§ Dataset section:

........

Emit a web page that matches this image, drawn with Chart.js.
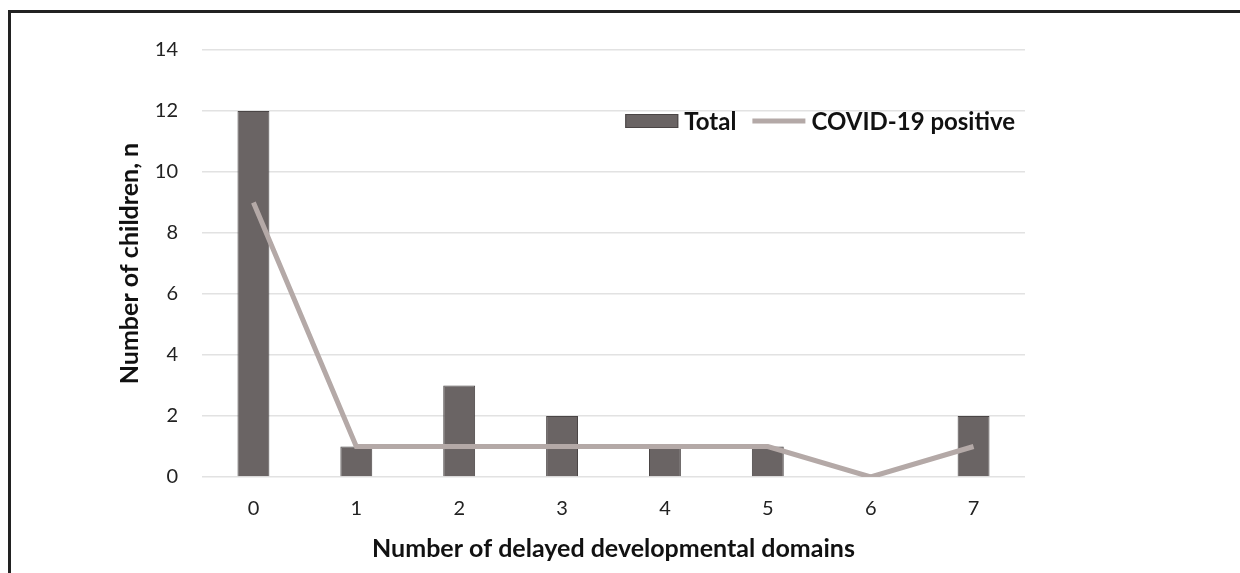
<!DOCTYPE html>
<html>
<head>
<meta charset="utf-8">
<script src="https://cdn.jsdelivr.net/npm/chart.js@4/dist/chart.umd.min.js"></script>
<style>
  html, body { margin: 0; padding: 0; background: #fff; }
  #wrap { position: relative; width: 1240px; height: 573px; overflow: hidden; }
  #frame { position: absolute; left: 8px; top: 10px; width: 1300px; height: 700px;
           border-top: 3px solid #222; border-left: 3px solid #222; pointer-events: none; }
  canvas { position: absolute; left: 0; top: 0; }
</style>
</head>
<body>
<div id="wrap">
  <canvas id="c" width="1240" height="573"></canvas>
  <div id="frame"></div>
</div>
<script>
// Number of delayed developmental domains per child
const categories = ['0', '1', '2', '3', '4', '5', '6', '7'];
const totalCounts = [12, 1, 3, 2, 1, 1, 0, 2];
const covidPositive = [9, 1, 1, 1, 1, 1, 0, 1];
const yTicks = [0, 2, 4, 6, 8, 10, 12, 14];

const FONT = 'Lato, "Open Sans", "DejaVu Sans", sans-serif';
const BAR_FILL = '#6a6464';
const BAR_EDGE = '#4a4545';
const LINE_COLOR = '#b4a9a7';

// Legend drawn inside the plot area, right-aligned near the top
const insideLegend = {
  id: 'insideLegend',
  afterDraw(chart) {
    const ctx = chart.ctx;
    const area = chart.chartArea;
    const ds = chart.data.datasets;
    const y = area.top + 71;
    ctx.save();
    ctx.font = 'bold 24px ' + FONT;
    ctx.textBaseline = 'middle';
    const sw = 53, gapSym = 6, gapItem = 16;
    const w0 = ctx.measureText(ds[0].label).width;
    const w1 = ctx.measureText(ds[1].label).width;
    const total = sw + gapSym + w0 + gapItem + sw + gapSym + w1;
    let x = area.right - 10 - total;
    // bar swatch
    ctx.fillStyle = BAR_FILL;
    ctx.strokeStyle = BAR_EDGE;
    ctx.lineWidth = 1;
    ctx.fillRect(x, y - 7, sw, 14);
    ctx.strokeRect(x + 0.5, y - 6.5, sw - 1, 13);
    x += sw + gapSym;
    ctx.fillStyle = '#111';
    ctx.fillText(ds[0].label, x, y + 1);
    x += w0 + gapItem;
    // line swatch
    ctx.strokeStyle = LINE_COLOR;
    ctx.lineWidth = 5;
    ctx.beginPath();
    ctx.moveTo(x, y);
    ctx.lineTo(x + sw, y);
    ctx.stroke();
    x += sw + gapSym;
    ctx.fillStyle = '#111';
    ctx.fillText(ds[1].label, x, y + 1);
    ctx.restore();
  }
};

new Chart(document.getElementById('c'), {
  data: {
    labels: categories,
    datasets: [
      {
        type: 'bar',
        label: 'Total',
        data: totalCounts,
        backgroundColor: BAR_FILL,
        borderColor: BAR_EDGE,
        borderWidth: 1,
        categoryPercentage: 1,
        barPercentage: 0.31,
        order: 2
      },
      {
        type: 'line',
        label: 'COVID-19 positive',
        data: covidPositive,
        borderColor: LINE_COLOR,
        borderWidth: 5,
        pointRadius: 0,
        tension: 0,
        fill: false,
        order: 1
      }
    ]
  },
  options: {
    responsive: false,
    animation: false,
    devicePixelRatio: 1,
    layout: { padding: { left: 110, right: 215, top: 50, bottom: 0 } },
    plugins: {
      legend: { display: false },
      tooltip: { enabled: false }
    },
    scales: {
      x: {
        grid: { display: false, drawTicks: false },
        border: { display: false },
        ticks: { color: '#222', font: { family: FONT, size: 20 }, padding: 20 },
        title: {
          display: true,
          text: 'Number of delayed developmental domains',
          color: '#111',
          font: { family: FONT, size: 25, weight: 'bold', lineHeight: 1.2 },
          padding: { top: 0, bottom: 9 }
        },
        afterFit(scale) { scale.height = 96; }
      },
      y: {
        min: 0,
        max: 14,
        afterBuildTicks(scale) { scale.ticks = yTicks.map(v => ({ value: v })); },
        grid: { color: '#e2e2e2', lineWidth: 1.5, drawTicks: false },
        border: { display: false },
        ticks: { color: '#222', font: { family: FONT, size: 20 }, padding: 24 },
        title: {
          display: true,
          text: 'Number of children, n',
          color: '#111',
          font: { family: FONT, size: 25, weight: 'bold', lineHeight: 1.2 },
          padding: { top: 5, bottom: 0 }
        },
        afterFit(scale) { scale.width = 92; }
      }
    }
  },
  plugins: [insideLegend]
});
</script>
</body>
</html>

........

§ Prompt:
Up to and including the line with "const LINE_COLOR = '#b4a9a7';", copy the data above from its first line. Skip pictures.

§ The answer:
Emit a web page that matches this image, drawn with Chart.js.
<!DOCTYPE html>
<html>
<head>
<meta charset="utf-8">
<script src="https://cdn.jsdelivr.net/npm/chart.js@4/dist/chart.umd.min.js"></script>
<style>
  html, body { margin: 0; padding: 0; background: #fff; }
  #wrap { position: relative; width: 1240px; height: 573px; overflow: hidden; }
  #frame { position: absolute; left: 8px; top: 10px; width: 1300px; height: 700px;
           border-top: 3px solid #222; border-left: 3px solid #222; pointer-events: none; }
  canvas { position: absolute; left: 0; top: 0; }
</style>
</head>
<body>
<div id="wrap">
  <canvas id="c" width="1240" height="573"></canvas>
  <div id="frame"></div>
</div>
<script>
// Number of delayed developmental domains per child
const categories = ['0', '1', '2', '3', '4', '5', '6', '7'];
const totalCounts = [12, 1, 3, 2, 1, 1, 0, 2];
const covidPositive = [9, 1, 1, 1, 1, 1, 0, 1];
const yTicks = [0, 2, 4, 6, 8, 10, 12, 14];

const FONT = 'Lato, "Open Sans", "DejaVu Sans", sans-serif';
const BAR_FILL = '#6a6464';
const BAR_EDGE = '#4a4545';
const LINE_COLOR = '#b4a9a7';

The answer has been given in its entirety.